- **GOAL OF THE EXERCISE**:
Drop every picture. Then return, exactly, the lines from the beginning of the listing below through the one containing "width=0.37, ax=ax, zorder=3, saturation=1)".

---------- DATASET EXCERPT

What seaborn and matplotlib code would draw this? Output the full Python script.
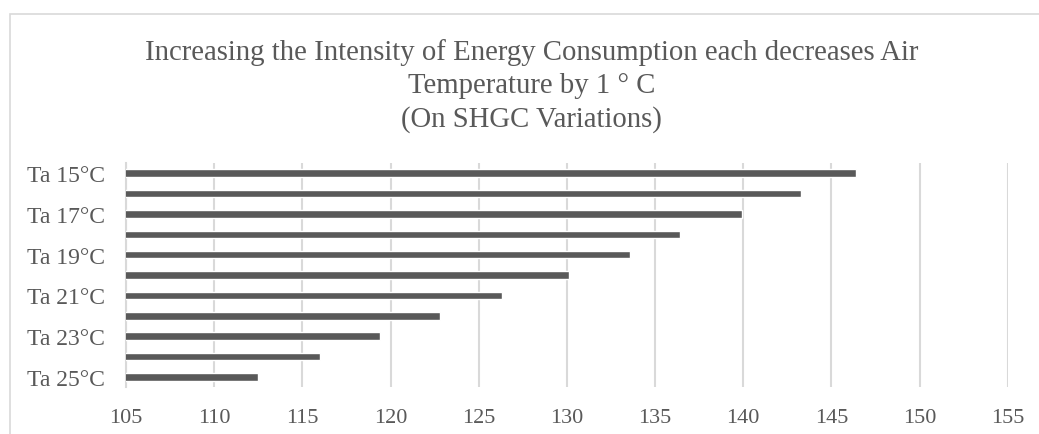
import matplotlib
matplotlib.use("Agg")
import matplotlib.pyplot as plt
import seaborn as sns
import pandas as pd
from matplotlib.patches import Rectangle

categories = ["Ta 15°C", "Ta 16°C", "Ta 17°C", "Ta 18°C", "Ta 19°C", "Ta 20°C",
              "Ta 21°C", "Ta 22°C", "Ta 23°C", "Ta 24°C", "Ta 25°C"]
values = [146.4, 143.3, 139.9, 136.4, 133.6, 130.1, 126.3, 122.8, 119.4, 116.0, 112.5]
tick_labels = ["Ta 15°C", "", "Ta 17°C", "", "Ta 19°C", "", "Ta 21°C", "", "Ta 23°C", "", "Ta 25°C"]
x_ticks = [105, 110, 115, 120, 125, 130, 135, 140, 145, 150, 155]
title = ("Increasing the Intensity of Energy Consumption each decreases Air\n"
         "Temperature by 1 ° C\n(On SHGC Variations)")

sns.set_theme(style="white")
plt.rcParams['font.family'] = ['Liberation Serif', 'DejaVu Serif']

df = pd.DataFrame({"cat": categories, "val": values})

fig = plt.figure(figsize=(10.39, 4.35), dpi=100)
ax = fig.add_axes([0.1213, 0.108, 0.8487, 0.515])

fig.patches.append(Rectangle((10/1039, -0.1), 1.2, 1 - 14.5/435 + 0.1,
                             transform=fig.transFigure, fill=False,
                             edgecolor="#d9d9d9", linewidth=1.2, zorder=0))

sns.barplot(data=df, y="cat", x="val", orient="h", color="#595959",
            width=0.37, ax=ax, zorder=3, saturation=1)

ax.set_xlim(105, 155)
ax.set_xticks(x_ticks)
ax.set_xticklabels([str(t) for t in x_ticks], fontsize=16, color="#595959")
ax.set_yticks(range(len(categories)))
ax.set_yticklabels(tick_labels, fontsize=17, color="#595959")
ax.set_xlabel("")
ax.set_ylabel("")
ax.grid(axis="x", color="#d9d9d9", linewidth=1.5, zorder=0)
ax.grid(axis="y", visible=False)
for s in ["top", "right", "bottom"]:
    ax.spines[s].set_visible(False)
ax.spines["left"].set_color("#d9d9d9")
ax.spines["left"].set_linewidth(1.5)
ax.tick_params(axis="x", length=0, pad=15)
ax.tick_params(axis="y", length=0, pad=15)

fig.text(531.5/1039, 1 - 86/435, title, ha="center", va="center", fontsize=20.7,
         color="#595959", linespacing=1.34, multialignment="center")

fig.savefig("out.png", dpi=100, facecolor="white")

--------------------

- **ANSWER TO THE PROBLEM**:
What seaborn and matplotlib code would draw this? Output the full Python script.
import matplotlib
matplotlib.use("Agg")
import matplotlib.pyplot as plt
import seaborn as sns
import pandas as pd
from matplotlib.patches import Rectangle

categories = ["Ta 15°C", "Ta 16°C", "Ta 17°C", "Ta 18°C", "Ta 19°C", "Ta 20°C",
              "Ta 21°C", "Ta 22°C", "Ta 23°C", "Ta 24°C", "Ta 25°C"]
values = [146.4, 143.3, 139.9, 136.4, 133.6, 130.1, 126.3, 122.8, 119.4, 116.0, 112.5]
tick_labels = ["Ta 15°C", "", "Ta 17°C", "", "Ta 19°C", "", "Ta 21°C", "", "Ta 23°C", "", "Ta 25°C"]
x_ticks = [105, 110, 115, 120, 125, 130, 135, 140, 145, 150, 155]
title = ("Increasing the Intensity of Energy Consumption each decreases Air\n"
         "Temperature by 1 ° C\n(On SHGC Variations)")

sns.set_theme(style="white")
plt.rcParams['font.family'] = ['Liberation Serif', 'DejaVu Serif']

df = pd.DataFrame({"cat": categories, "val": values})

fig = plt.figure(figsize=(10.39, 4.35), dpi=100)
ax = fig.add_axes([0.1213, 0.108, 0.8487, 0.515])

fig.patches.append(Rectangle((10/1039, -0.1), 1.2, 1 - 14.5/435 + 0.1,
                             transform=fig.transFigure, fill=False,
                             edgecolor="#d9d9d9", linewidth=1.2, zorder=0))

sns.barplot(data=df, y="cat", x="val", orient="h", color="#595959",
            width=0.37, ax=ax, zorder=3, saturation=1)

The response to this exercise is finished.